[Dataset excerpt]
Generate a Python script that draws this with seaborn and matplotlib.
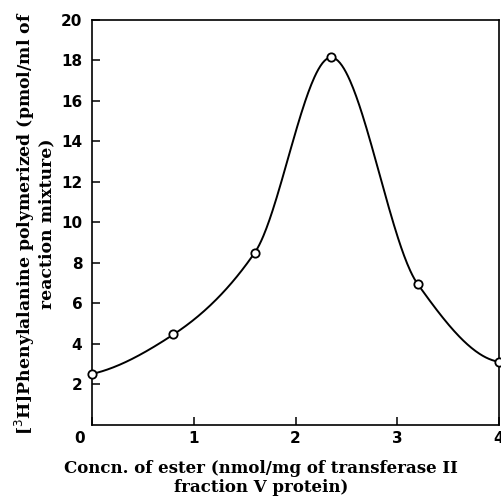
import numpy as np
import pandas as pd
import matplotlib
matplotlib.use("Agg")
import matplotlib.pyplot as plt
import matplotlib.transforms as mtrans
import seaborn as sns

# Data
conc_ester = [0.0, 0.8, 1.6, 2.35, 3.2, 4.0]
phe_polymerized = [2.5, 4.45, 8.5, 18.15, 6.95, 3.1]
x_ticks = [0, 1, 2, 3, 4]
x_ticklabels = ["0", "1", "2", "3", "4"]
y_ticks = [2, 4, 6, 8, 10, 12, 14, 16, 18, 20]
y_ticklabels = ["2", "4", "6", "8", "10", "12", "14", "16", "18", "20"]


def pchip(x, y, xs):
    x = np.asarray(x, float)
    y = np.asarray(y, float)
    h = np.diff(x)
    d = np.diff(y) / h
    n = len(x)
    m = np.zeros(n)
    for k in range(1, n - 1):
        if d[k - 1] * d[k] > 0:
            w1 = 2 * h[k] + h[k - 1]
            w2 = h[k] + 2 * h[k - 1]
            m[k] = (w1 + w2) / (w1 / d[k - 1] + w2 / d[k])
        else:
            m[k] = 0.0

    def end(h0, h1, d0, d1):
        v = ((2 * h0 + h1) * d0 - h0 * d1) / (h0 + h1)
        if np.sign(v) != np.sign(d0):
            v = 0.0
        elif np.sign(d0) != np.sign(d1) and abs(v) > abs(3 * d0):
            v = 3 * d0
        return v

    m[0] = end(h[0], h[1], d[0], d[1])
    m[-1] = end(h[-1], h[-2], d[-1], d[-2])
    idx = np.clip(np.searchsorted(x, xs) - 1, 0, n - 2)
    t = (xs - x[idx]) / h[idx]
    h00 = 2 * t**3 - 3 * t**2 + 1
    h10 = t**3 - 2 * t**2 + t
    h01 = -2 * t**3 + 3 * t**2
    h11 = t**3 - t**2
    return (h00 * y[idx] + h10 * h[idx] * m[idx] + h01 * y[idx + 1]
            + h11 * h[idx] * m[idx + 1])


sns.set_style("ticks")
plt.rcParams["font.family"] = ["DejaVu Serif"]

fig = plt.figure(figsize=(5.01, 5.04), dpi=100)
ax = fig.add_axes([92 / 501, (504 - 424.5) / 504, (499 - 92) / 501, (424.5 - 20) / 504])

xs = np.linspace(min(conc_ester), max(conc_ester), 400)
curve = pd.DataFrame({"x": xs, "y": pchip(conc_ester, phe_polymerized, xs)})
pts = pd.DataFrame({"x": conc_ester, "y": phe_polymerized})

sns.lineplot(data=curve, x="x", y="y", ax=ax, color="black", linewidth=1.4,
             estimator=None, sort=False)
sns.scatterplot(data=pts, x="x", y="y", ax=ax, marker="o", s=36,
                facecolor="white", edgecolor="black", linewidth=1.3,
                zorder=5, clip_on=False)

ax.set_xlim(0, 4)
ax.set_ylim(0, 20)
ax.set_xticks(x_ticks)
ax.set_xticklabels(x_ticklabels)
ax.set_yticks(y_ticks)
ax.set_yticklabels(y_ticklabels)

for sp in ax.spines.values():
    sp.set_visible(True)
    sp.set_linewidth(1.2)
    sp.set_color("black")

ax.tick_params(axis="both", direction="in", length=6, width=1.1, color="black",
               labelsize=11, labelcolor="black")
ax.tick_params(axis="y", pad=7)
ax.tick_params(axis="x", pad=5)
for lab in ax.get_xticklabels() + ax.get_yticklabels():
    lab.set_fontfamily("DejaVu Sans")
    lab.set_fontweight("bold")

# shift the origin label to the left, as in the reference
lab0 = ax.get_xticklabels()[0]
lab0.set_transform(lab0.get_transform() +
                   mtrans.ScaledTranslation(-12 / 100, 0, fig.dpi_scale_trans))

ax.set_xlabel("Concn. of ester (nmol/mg of transferase II\nfraction V protein)",
              fontsize=12, fontweight="bold", color="black",
              linespacing=1.15)
ax.xaxis.set_label_coords(0.415, -0.088)
ax.xaxis.label.set_verticalalignment("top")

ax.set_ylabel("[$^3$H]Phenylalanine polymerized (pmol/ml of\nreaction mixture)",
              fontsize=12.4, fontweight="bold", color="black",
              linespacing=1.05)
ax.yaxis.set_label_coords(-0.142, 0.497)
ax.yaxis.label.set_verticalalignment("center")
ax.yaxis.label.set_horizontalalignment("center")

fig.savefig("out.png", dpi=100)
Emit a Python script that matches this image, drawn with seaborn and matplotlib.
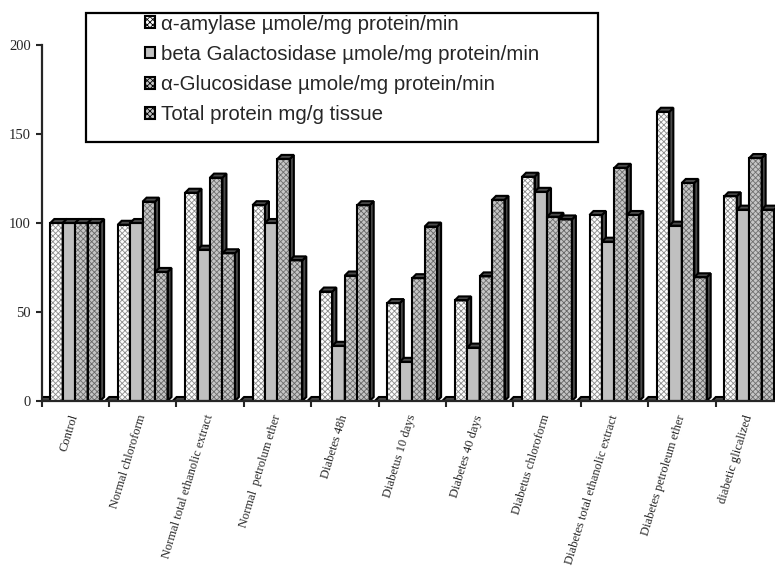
import numpy as np
import pandas as pd
import matplotlib
matplotlib.use("Agg")
import matplotlib.pyplot as plt
from matplotlib.colors import to_hex
from matplotlib.patches import Polygon, Rectangle
import seaborn as sns

# ---- data -----------------------------------------------------------------
groups = ["Control", "Normal chloroform", "Normal total ethanolic extract",
          "Normal  petrolum ether", "Diabetes 48h", "Diabetus 10 days",
          "Diabetes 40 days", "Diabetus chloroform",
          "Diabetes total ethanolic extract", "Diabetes petroleum ether",
          "diabetic glicalized"]

series_names = ["α-amylase µmole/mg protein/min",
                "beta Galactosidase µmole/mg protein/min",
                "α-Glucosidase µmole/mg protein/min",
                "Total protein mg/g tissue"]

amylase = [100, 99, 117, 110, 61.5, 55, 56.5, 126, 104.5, 162.5, 115]
galactosidase = [100, 100, 85, 100, 31, 22, 30, 117.5, 89.5, 98.5, 107.5]
glucosidase = [100, 112, 125.5, 136, 70.5, 69, 70, 103.5, 131, 122.5, 136.5]
protein = [100, 72.5, 83, 79, 110, 98, 113, 102, 104.5, 69.5, 107.5]
# empty leading slot in every group (drawn as a flat bar)
blank = [0, 0, 0, 0, 0, 0, 0, 0, 0, 0, 0]

yticks = [0, 50, 100, 150, 200]

# ---- table ------------------------------------------------------------------
blank_name = "blank"
columns = [blank, amylase, galactosidase, glucosidase, protein]
hue_order = [blank_name] + series_names
rows = []
for name, vals in zip(hue_order, columns):
    for g, v in zip(groups, vals):
        rows.append({"group": g, "series": name, "value": v})
df = pd.DataFrame(rows)

# ---- styles -----------------------------------------------------------------
face = {blank_name: "#ffffff",
        series_names[0]: "#fdfdfd",
        series_names[1]: "#c0c0c0",
        series_names[2]: "#c6c6c6",
        series_names[3]: "#c4c4c4"}
hatch = {blank_name: None,
         series_names[0]: "xxxxxx",
         series_names[1]: None,
         series_names[2]: "xxxxxx",
         series_names[3]: "xxxxxx"}
hatch_col = {blank_name: "#ffffff",
             series_names[0]: "#8c8c8c",
             series_names[1]: "#c0c0c0",
             series_names[2]: "#6e6e6e",
             series_names[3]: "#666666"}

sns.set_style("ticks")
plt.rcParams["hatch.linewidth"] = 0.6
serif = ["Liberation Serif", "DejaVu Serif"]
sans = ["Liberation Sans", "DejaVu Sans"]

FW, FH = 775, 568
unit_px = 67.4          # pixels per category
n = len(groups)
w = 12.45 / unit_px     # single bar width in category units
depth_px = 4.0

fig = plt.figure(figsize=(FW / 100, FH / 100), dpi=100)
ax = fig.add_axes([41.5 / FW, 167 / FH, n * unit_px / FW, 356 / FH])

sns.barplot(data=df, x="group", y="value", hue="series", order=groups,
            hue_order=hue_order, palette=face, width=5 * w, gap=0,
            dodge=True, errorbar=None, legend=False, saturation=1,
            linewidth=0, ax=ax)

b0 = 0.5 * w - 0.5
ax.set_xlim(b0, b0 + n)
ax.set_ylim(0, 200)

dx = depth_px / unit_px
dy = depth_px * 200 / 356

color_to_series = {to_hex(c): s for s, c in face.items()}
bars = sorted(list(ax.patches), key=lambda p: p.get_x())
for r, p in enumerate(bars):
    s = color_to_series[to_hex(p.get_facecolor())]
    x0, wd, h = p.get_x(), p.get_width(), p.get_height()
    z = 2 + 0.01 * r
    p.set_zorder(z)
    if hatch[s]:
        p.set_hatch(hatch[s])
        p.set_edgecolor(hatch_col[s])
    p.set_linewidth(0)
    # outline of the front face
    ax.add_patch(Rectangle((x0, 0), wd, h, fill=False, ec="black",
                           lw=1.5, zorder=z + 0.002))
    # right side face
    side = [(x0 + wd, 0), (x0 + wd + dx, dy), (x0 + wd + dx, h + dy),
            (x0 + wd, h)]
    ax.add_patch(Polygon(side, closed=True, fc="#4a4a4a", ec="black",
                         lw=1.5, zorder=z + 0.001))
    # top face
    top = [(x0, h), (x0 + dx, h + dy), (x0 + wd + dx, h + dy), (x0 + wd, h)]
    ax.add_patch(Polygon(top, closed=True, fc="#4a4a4a", ec="black",
                         lw=1.5, zorder=z + 0.001))

# ---- axes -------------------------------------------------------------------
for sp in ["top", "right"]:
    ax.spines[sp].set_visible(False)
for sp in ["left", "bottom"]:
    ax.spines[sp].set_linewidth(1.6)
    ax.spines[sp].set_zorder(10)

ax.set_yticks(yticks)
ax.set_yticklabels([str(t) for t in yticks], family=serif, fontsize=10.5)
ax.tick_params(axis="y", length=4.5, width=1.5, direction="out", pad=3)

ax.set_xticks(np.arange(n) + 0.5 * w)
ax.set_xticklabels(groups, rotation=73, ha="right", va="center",
                   rotation_mode="anchor", family=serif, fontsize=9)
ax.tick_params(axis="x", which="major", length=0, pad=10)
ax.set_xticks(np.arange(n + 1) + b0, minor=True)
ax.tick_params(axis="x", which="minor", length=4.5, width=1.5,
               direction="out")
ax.set_xlabel("")
ax.set_ylabel("")

# ---- legend -----------------------------------------------------------------
box = Rectangle((86 / FW, 1 - 142 / FH), 512 / FW, 129 / FH,
                transform=fig.transFigure, fc="white", ec="black", lw=1.6,
                zorder=20)
fig.add_artist(box)
handles = [Rectangle((0, 0), 1, 1, fc=face[s], hatch=hatch[s],
                     ec="black", lw=1.5) for s in series_names]
leg = fig.legend(handles, series_names, loc="center",
                 bbox_to_anchor=(342 / FW, 1 - 69.5 / FH), frameon=False,
                 prop={"family": sans, "size": 14.8}, handlelength=0.5,
                 handleheight=0.5, handletextpad=0.3, labelspacing=0.55,
                 borderpad=0)
leg.set_zorder(21)

fig.savefig("out.png", dpi=100)
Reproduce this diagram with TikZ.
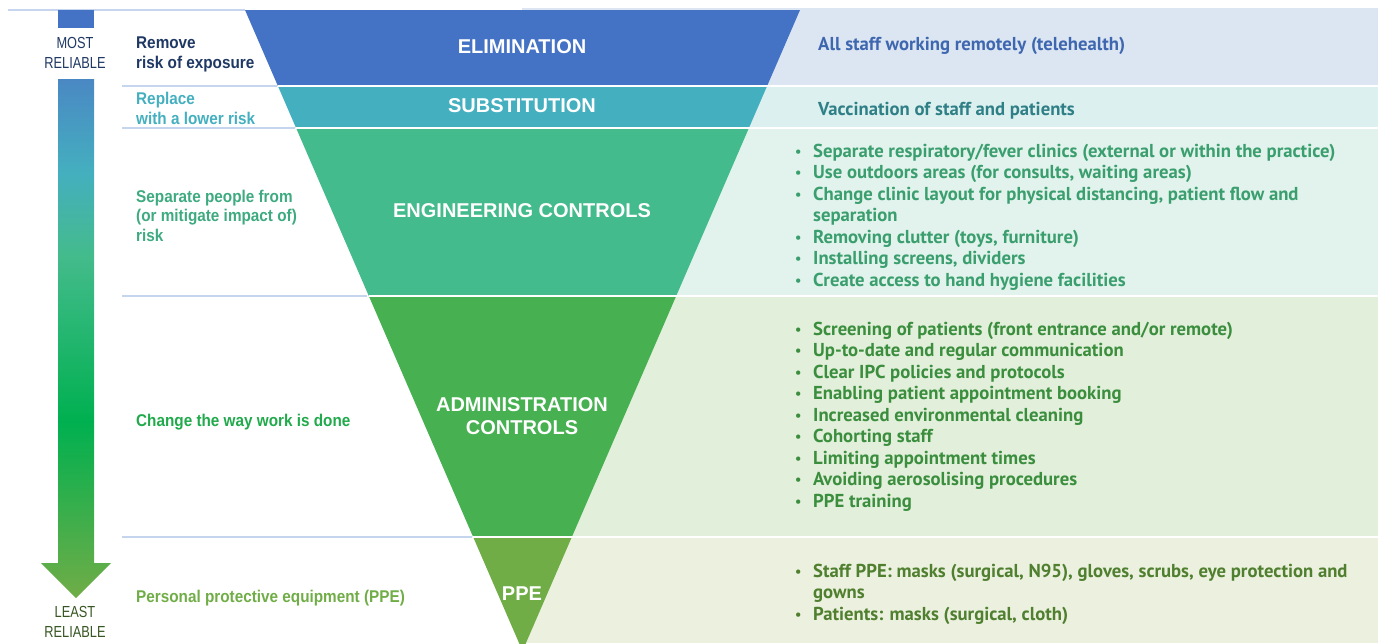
\documentclass[tikz,border=0pt]{standalone}
\usepackage{fontspec}
\usepackage{graphicx}
\setmainfont{Liberation Sans}
\newfontfamily\narrowfont[FakeStretch=0.9]{Liberation Sans}
\newfontfamily\thinfont[FakeStretch=0.8]{Liberation Sans}
\newfontfamily\dinfont{PT Sans}
\usetikzlibrary{positioning,calc}

\definecolor{elimblue}{HTML}{4472C4}
\definecolor{substteal}{HTML}{44AFBF}
\definecolor{enggreen}{HTML}{44BB8C}
\definecolor{admingreen}{HTML}{47B152}
\definecolor{ppegreen}{HTML}{70AD47}
\definecolor{arrowblue}{HTML}{4A88C4}
\definecolor{brightgreen}{HTML}{00B050}
\definecolor{elimpanel}{HTML}{DCE6F2}
\definecolor{substpanel}{HTML}{DDF0F0}
\definecolor{engpanel}{HTML}{E1F3EC}
\definecolor{adminpanel}{HTML}{E2EFDA}
\definecolor{ppepanel}{HTML}{EBF1DE}
\definecolor{navytxt}{HTML}{1F3864}
\definecolor{leasttxt}{HTML}{375623}
\definecolor{elimtxt}{HTML}{3F67B0}
\definecolor{substtxt}{HTML}{2F7F86}
\definecolor{engtxt}{HTML}{3A9E6E}
\definecolor{admintxt}{HTML}{3A8E3E}
\definecolor{ppetxt}{HTML}{4F7F2F}
\definecolor{seplabel}{HTML}{3DAA80}
\definecolor{changelabel}{HTML}{21AA4B}
\definecolor{rulecol}{HTML}{C5D5EE}

\pgfdeclareverticalshading{reliable}{100bp}{color(0bp)=(ppegreen); color(25bp)=(ppegreen); color(42bp)=(brightgreen); color(58bp)=(enggreen); color(66bp)=(substteal); color(75bp)=(arrowblue); color(100bp)=(arrowblue)}

\newcommand{\itm}{\makebox[18pt][l]{\raisebox{1pt}{\scalebox{0.75}{\textbullet}}}}
\newcommand{\contline}{\hspace*{18pt}}

\tikzset{
  lefttxt/.style={anchor=base west, align=left, inner sep=0pt, font=\narrowfont\bfseries\fontsize{17}{19.5}\selectfont},
  tri/.style={text=white, align=center, inner sep=0pt, font=\bfseries\fontsize{20}{23}\selectfont},
  bullets/.style={anchor=base west, align=left, inner sep=0pt, font=\dinfont\bfseries\fontsize{18.7}{21.5}\selectfont},
  reltxt/.style={align=center, inner sep=0pt, font=\thinfont\fontsize{16}{20}\selectfont}
}

\begin{document}
\begin{tikzpicture}[x=1pt,y=-1pt]
    \useasboundingbox (0,0) rectangle (1378,643);
    \draw[rulecol, line width=1.5pt] (8,10) -- (245,10);
    % right hand panels
    \fill[elimpanel] (522,8) rectangle (1378,86);
    \fill[substpanel] (522,86) rectangle (1378,128);
    \fill[engpanel] (522,128) rectangle (1378,296);
    \fill[adminpanel] (522,296) rectangle (1378,537);
    \fill[ppepanel] (522,537) rectangle (1378,643);
    % inverted triangle
    \begin{scope}
        \clip (245,10) -- (800,10) -- (522.5,651) -- cycle;
        \fill[elimblue] (240,10) rectangle (805,86);
        \fill[substteal] (240,86) rectangle (805,128);
        \fill[enggreen] (240,128) rectangle (805,296);
        \fill[admingreen] (240,296) rectangle (805,537);
        \fill[ppegreen] (240,537) rectangle (805,660);
    \end{scope}
    \draw[white, line width=2.5pt] (277.9,86) -- (1378,86); \draw[white, line width=2.5pt] (296.1,128) -- (1378,128);
    \draw[white, line width=2.5pt] (368.8,296) -- (1378,296); \draw[white, line width=2.5pt] (473.2,537) -- (1378,537);
    \draw[rulecol, line width=1.5pt] (122,86) -- (276.5,86); \draw[rulecol, line width=1.5pt] (122,128) -- (294.7,128);
    \draw[rulecol, line width=1.5pt] (122,296) -- (367.4,296); \draw[rulecol, line width=1.5pt] (122,537) -- (471.8,537);
    % reliability arrow
    \fill[elimblue] (58,10) rectangle (94,28);
    \shade[shading=reliable] (58,79) -- (94,79) -- (94,563) -- (111,563) -- (76,598) -- (41,563) -- (58,563) -- cycle;
    \node[reltxt, text=navytxt] (most) at (75,53) {MOST\\RELIABLE};
    \node[reltxt, text=leasttxt] (least) at (75,622) {LEAST\\RELIABLE};
    % left labels
    \node[lefttxt, text=navytxt] (lblremove) at (136,68) {Remove\\risk of exposure};
    \node[lefttxt, text=substteal] (lblreplace) at (136,124) {Replace\\with a lower risk};
    \node[lefttxt, text=seplabel] (lblseparate) at (136,241) {Separate people from\\(or mitigate impact of)\\risk};
    \node[lefttxt, text=changelabel] (lblchange) at (136,426) {Change the way work is done};
    \node[lefttxt, text=ppegreen] (lblppe) at (136,602) {Personal protective equipment (PPE)};
    % triangle labels
    \node[tri] (elim) at (522,47) {ELIMINATION};
    \node[tri] (subst) at (522,106) {SUBSTITUTION};
    \node[tri] (eng) at (522,211) {ENGINEERING CONTROLS};
    \node[tri] (admin) at (522,416) {ADMINISTRATION\\CONTROLS};
    \node[tri] (ppe) at (522,594) {PPE};
    % examples
    \node[bullets, text=elimtxt] (txtelim) at (818,50) {All staff working remotely (telehealth)};
    \node[bullets, text=substtxt] (txtsubst) at (818,115) {Vaccination of staff and patients};
    \node[bullets, text=engtxt] (txteng) at (795,286) {\itm Separate respiratory/fever clinics (external or within the practice)\\
        \itm Use outdoors areas (for consults, waiting areas)\\
        \itm Change clinic layout for physical distancing, patient flow and\\
        \contline separation\\
        \itm Removing clutter (toys, furniture)\\
        \itm Installing screens, dividers\\
        \itm Create access to hand hygiene facilities};
    \node[bullets, text=admintxt] (txtadmin) at (795,507) {\itm Screening of patients (front entrance and/or remote)\\
        \itm Up-to-date and regular communication\\
        \itm Clear IPC policies and protocols\\
        \itm Enabling patient appointment booking\\
        \itm Increased environmental cleaning\\
        \itm Cohorting staff\\
        \itm Limiting appointment times\\
        \itm Avoiding aerosolising procedures\\
        \itm PPE training};
    \node[bullets, text=ppetxt] (txtppe) at (795,620) {\itm Staff PPE: masks (surgical, N95), gloves, scrubs, eye protection and\\
        \contline gowns\\
        \itm Patients: masks (surgical, cloth)};
\end{tikzpicture}
\end{document}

§ To be done:
Filter the records above and return every line that holds the word "script".

§ Exercise response:
Generate a Python script that draws this with seaborn and matplotlib.
Emit a Python script that matches this image, drawn with seaborn and matplotlib.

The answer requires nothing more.